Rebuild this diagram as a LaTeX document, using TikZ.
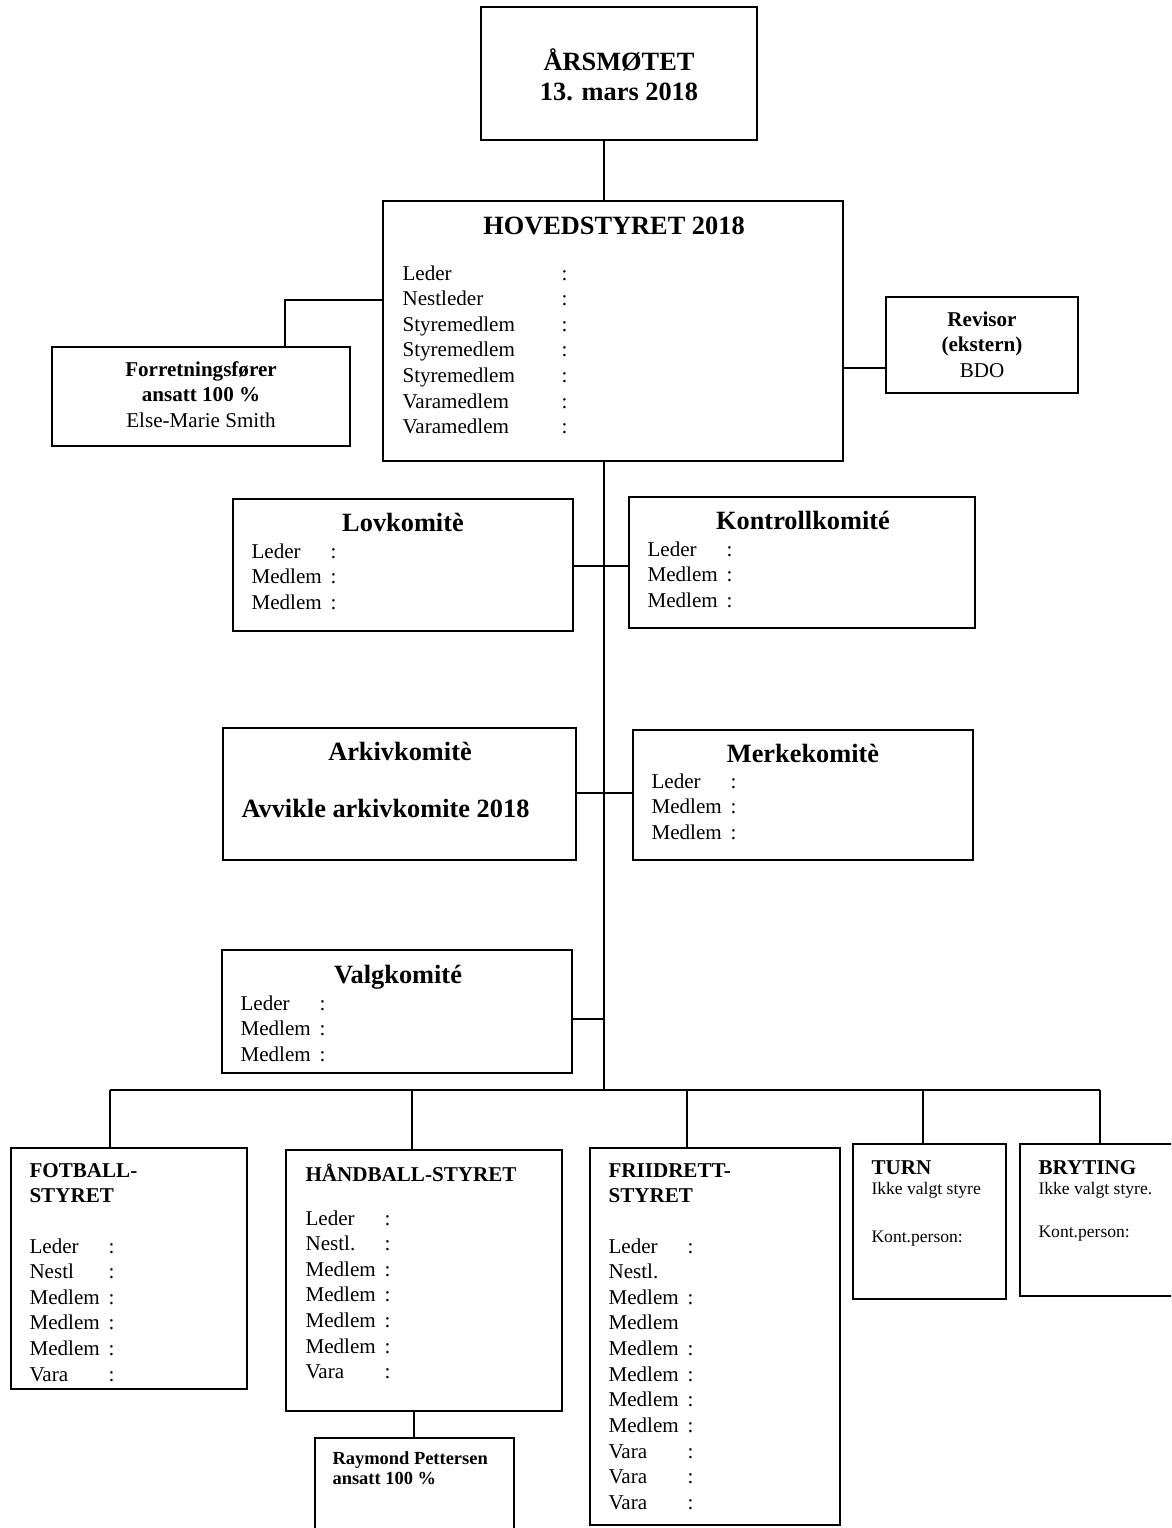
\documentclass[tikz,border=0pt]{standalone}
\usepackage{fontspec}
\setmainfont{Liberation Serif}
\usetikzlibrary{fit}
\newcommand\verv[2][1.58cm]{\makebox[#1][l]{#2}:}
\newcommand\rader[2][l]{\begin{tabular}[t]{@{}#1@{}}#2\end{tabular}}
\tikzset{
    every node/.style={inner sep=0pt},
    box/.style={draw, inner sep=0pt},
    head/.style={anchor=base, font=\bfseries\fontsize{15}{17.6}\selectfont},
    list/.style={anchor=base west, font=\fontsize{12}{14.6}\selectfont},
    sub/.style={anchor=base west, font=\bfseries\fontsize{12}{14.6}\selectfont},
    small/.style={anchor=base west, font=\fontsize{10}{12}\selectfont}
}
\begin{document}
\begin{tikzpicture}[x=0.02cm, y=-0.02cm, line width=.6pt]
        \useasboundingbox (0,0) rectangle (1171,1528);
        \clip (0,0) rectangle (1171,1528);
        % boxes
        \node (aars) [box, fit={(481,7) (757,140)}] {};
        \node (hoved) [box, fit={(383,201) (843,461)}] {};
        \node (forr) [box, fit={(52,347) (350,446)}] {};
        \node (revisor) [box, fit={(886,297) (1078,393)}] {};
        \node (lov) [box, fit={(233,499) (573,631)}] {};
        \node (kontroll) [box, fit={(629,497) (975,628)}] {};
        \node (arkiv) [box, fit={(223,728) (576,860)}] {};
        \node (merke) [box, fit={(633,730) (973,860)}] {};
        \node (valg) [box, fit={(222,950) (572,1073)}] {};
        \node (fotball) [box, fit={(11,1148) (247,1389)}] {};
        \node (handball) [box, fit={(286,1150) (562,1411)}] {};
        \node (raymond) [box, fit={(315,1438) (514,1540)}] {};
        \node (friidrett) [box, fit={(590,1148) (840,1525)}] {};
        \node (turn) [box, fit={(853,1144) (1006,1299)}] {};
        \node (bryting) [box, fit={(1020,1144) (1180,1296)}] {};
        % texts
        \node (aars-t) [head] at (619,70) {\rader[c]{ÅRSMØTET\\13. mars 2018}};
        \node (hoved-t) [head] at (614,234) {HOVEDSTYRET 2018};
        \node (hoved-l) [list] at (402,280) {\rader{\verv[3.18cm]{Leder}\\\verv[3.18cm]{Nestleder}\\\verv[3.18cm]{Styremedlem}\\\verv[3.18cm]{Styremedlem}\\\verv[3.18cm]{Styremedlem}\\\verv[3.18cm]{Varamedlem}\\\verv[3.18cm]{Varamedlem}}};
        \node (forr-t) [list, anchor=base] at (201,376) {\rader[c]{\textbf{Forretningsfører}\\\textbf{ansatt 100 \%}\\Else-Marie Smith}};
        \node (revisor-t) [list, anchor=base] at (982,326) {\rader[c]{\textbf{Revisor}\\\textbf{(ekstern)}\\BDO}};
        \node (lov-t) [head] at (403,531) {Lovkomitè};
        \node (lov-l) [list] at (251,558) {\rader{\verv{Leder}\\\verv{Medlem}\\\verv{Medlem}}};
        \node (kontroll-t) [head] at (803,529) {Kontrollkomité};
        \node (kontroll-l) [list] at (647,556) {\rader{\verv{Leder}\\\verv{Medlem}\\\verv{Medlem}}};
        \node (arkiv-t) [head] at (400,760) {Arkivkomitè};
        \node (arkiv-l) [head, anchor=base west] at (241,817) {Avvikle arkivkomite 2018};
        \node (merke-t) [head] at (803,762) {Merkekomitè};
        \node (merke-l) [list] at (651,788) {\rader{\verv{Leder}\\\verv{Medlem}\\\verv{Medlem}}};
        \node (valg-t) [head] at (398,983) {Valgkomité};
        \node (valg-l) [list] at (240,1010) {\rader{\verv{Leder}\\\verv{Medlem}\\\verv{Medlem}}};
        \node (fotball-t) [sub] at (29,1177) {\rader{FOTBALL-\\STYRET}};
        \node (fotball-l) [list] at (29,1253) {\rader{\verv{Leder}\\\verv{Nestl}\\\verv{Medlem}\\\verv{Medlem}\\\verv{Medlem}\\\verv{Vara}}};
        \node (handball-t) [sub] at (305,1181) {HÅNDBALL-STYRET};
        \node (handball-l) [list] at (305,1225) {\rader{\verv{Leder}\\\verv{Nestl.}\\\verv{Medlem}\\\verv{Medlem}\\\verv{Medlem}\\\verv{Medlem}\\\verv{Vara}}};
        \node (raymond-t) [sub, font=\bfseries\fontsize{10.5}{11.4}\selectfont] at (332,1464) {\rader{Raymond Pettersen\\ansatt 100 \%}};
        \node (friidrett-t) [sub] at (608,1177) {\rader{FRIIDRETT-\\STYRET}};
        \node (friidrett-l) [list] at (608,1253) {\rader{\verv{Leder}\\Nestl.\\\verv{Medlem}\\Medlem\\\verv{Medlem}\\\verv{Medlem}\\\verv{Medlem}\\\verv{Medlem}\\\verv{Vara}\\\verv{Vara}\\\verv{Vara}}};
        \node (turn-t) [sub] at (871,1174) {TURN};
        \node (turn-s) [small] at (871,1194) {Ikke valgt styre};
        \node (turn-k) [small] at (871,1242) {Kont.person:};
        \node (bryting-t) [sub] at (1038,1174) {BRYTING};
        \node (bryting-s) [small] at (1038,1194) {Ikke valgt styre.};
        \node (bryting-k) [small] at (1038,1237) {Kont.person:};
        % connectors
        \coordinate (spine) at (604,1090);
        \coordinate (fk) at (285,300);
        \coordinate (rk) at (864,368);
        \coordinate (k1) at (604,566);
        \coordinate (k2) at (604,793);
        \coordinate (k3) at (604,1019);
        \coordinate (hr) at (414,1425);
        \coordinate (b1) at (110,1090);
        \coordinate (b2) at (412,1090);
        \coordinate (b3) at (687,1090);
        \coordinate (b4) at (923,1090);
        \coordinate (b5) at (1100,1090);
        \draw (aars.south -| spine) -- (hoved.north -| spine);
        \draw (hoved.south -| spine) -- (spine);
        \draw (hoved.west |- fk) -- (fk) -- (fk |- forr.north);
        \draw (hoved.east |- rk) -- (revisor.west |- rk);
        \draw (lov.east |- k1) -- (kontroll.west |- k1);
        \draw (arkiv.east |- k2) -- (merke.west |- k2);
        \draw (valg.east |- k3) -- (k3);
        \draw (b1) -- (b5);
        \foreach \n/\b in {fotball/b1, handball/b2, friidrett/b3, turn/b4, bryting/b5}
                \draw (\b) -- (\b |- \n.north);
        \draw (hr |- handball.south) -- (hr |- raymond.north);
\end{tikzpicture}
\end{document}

## EXERCISE
Using the material above, return every line exactly as it appears, minus the pictures.

## IN RESPONSE
Rebuild this diagram as a LaTeX document, using TikZ.
\documentclass[tikz,border=0pt]{standalone}
\usepackage{fontspec}
\setmainfont{Liberation Serif}
\usetikzlibrary{fit}
\newcommand\verv[2][1.58cm]{\makebox[#1][l]{#2}:}
\newcommand\rader[2][l]{\begin{tabular}[t]{@{}#1@{}}#2\end{tabular}}
\tikzset{
    every node/.style={inner sep=0pt},
    box/.style={draw, inner sep=0pt},
    head/.style={anchor=base, font=\bfseries\fontsize{15}{17.6}\selectfont},
    list/.style={anchor=base west, font=\fontsize{12}{14.6}\selectfont},
    sub/.style={anchor=base west, font=\bfseries\fontsize{12}{14.6}\selectfont},
    small/.style={anchor=base west, font=\fontsize{10}{12}\selectfont}
}
\begin{document}
\begin{tikzpicture}[x=0.02cm, y=-0.02cm, line width=.6pt]
        \useasboundingbox (0,0) rectangle (1171,1528);
        \clip (0,0) rectangle (1171,1528);
        % boxes
        \node (aars) [box, fit={(481,7) (757,140)}] {};
        \node (hoved) [box, fit={(383,201) (843,461)}] {};
        \node (forr) [box, fit={(52,347) (350,446)}] {};
        \node (revisor) [box, fit={(886,297) (1078,393)}] {};
        \node (lov) [box, fit={(233,499) (573,631)}] {};
        \node (kontroll) [box, fit={(629,497) (975,628)}] {};
        \node (arkiv) [box, fit={(223,728) (576,860)}] {};
        \node (merke) [box, fit={(633,730) (973,860)}] {};
        \node (valg) [box, fit={(222,950) (572,1073)}] {};
        \node (fotball) [box, fit={(11,1148) (247,1389)}] {};
        \node (handball) [box, fit={(286,1150) (562,1411)}] {};
        \node (raymond) [box, fit={(315,1438) (514,1540)}] {};
        \node (friidrett) [box, fit={(590,1148) (840,1525)}] {};
        \node (turn) [box, fit={(853,1144) (1006,1299)}] {};
        \node (bryting) [box, fit={(1020,1144) (1180,1296)}] {};
        % texts
        \node (aars-t) [head] at (619,70) {\rader[c]{ÅRSMØTET\\13. mars 2018}};
        \node (hoved-t) [head] at (614,234) {HOVEDSTYRET 2018};
        \node (hoved-l) [list] at (402,280) {\rader{\verv[3.18cm]{Leder}\\\verv[3.18cm]{Nestleder}\\\verv[3.18cm]{Styremedlem}\\\verv[3.18cm]{Styremedlem}\\\verv[3.18cm]{Styremedlem}\\\verv[3.18cm]{Varamedlem}\\\verv[3.18cm]{Varamedlem}}};
        \node (forr-t) [list, anchor=base] at (201,376) {\rader[c]{\textbf{Forretningsfører}\\\textbf{ansatt 100 \%}\\Else-Marie Smith}};
        \node (revisor-t) [list, anchor=base] at (982,326) {\rader[c]{\textbf{Revisor}\\\textbf{(ekstern)}\\BDO}};
        \node (lov-t) [head] at (403,531) {Lovkomitè};
        \node (lov-l) [list] at (251,558) {\rader{\verv{Leder}\\\verv{Medlem}\\\verv{Medlem}}};
        \node (kontroll-t) [head] at (803,529) {Kontrollkomité};
        \node (kontroll-l) [list] at (647,556) {\rader{\verv{Leder}\\\verv{Medlem}\\\verv{Medlem}}};
        \node (arkiv-t) [head] at (400,760) {Arkivkomitè};
        \node (arkiv-l) [head, anchor=base west] at (241,817) {Avvikle arkivkomite 2018};
        \node (merke-t) [head] at (803,762) {Merkekomitè};
        \node (merke-l) [list] at (651,788) {\rader{\verv{Leder}\\\verv{Medlem}\\\verv{Medlem}}};
        \node (valg-t) [head] at (398,983) {Valgkomité};
        \node (valg-l) [list] at (240,1010) {\rader{\verv{Leder}\\\verv{Medlem}\\\verv{Medlem}}};
        \node (fotball-t) [sub] at (29,1177) {\rader{FOTBALL-\\STYRET}};
        \node (fotball-l) [list] at (29,1253) {\rader{\verv{Leder}\\\verv{Nestl}\\\verv{Medlem}\\\verv{Medlem}\\\verv{Medlem}\\\verv{Vara}}};
        \node (handball-t) [sub] at (305,1181) {HÅNDBALL-STYRET};
        \node (handball-l) [list] at (305,1225) {\rader{\verv{Leder}\\\verv{Nestl.}\\\verv{Medlem}\\\verv{Medlem}\\\verv{Medlem}\\\verv{Medlem}\\\verv{Vara}}};
        \node (raymond-t) [sub, font=\bfseries\fontsize{10.5}{11.4}\selectfont] at (332,1464) {\rader{Raymond Pettersen\\ansatt 100 \%}};
        \node (friidrett-t) [sub] at (608,1177) {\rader{FRIIDRETT-\\STYRET}};
        \node (friidrett-l) [list] at (608,1253) {\rader{\verv{Leder}\\Nestl.\\\verv{Medlem}\\Medlem\\\verv{Medlem}\\\verv{Medlem}\\\verv{Medlem}\\\verv{Medlem}\\\verv{Vara}\\\verv{Vara}\\\verv{Vara}}};
        \node (turn-t) [sub] at (871,1174) {TURN};
        \node (turn-s) [small] at (871,1194) {Ikke valgt styre};
        \node (turn-k) [small] at (871,1242) {Kont.person:};
        \node (bryting-t) [sub] at (1038,1174) {BRYTING};
        \node (bryting-s) [small] at (1038,1194) {Ikke valgt styre.};
        \node (bryting-k) [small] at (1038,1237) {Kont.person:};
        % connectors
        \coordinate (spine) at (604,1090);
        \coordinate (fk) at (285,300);
        \coordinate (rk) at (864,368);
        \coordinate (k1) at (604,566);
        \coordinate (k2) at (604,793);
        \coordinate (k3) at (604,1019);
        \coordinate (hr) at (414,1425);
        \coordinate (b1) at (110,1090);
        \coordinate (b2) at (412,1090);
        \coordinate (b3) at (687,1090);
        \coordinate (b4) at (923,1090);
        \coordinate (b5) at (1100,1090);
        \draw (aars.south -| spine) -- (hoved.north -| spine);
        \draw (hoved.south -| spine) -- (spine);
        \draw (hoved.west |- fk) -- (fk) -- (fk |- forr.north);
        \draw (hoved.east |- rk) -- (revisor.west |- rk);
        \draw (lov.east |- k1) -- (kontroll.west |- k1);
        \draw (arkiv.east |- k2) -- (merke.west |- k2);
        \draw (valg.east |- k3) -- (k3);
        \draw (b1) -- (b5);
        \foreach \n/\b in {fotball/b1, handball/b2, friidrett/b3, turn/b4, bryting/b5}
                \draw (\b) -- (\b |- \n.north);
        \draw (hr |- handball.south) -- (hr |- raymond.north);
\end{tikzpicture}
\end{document}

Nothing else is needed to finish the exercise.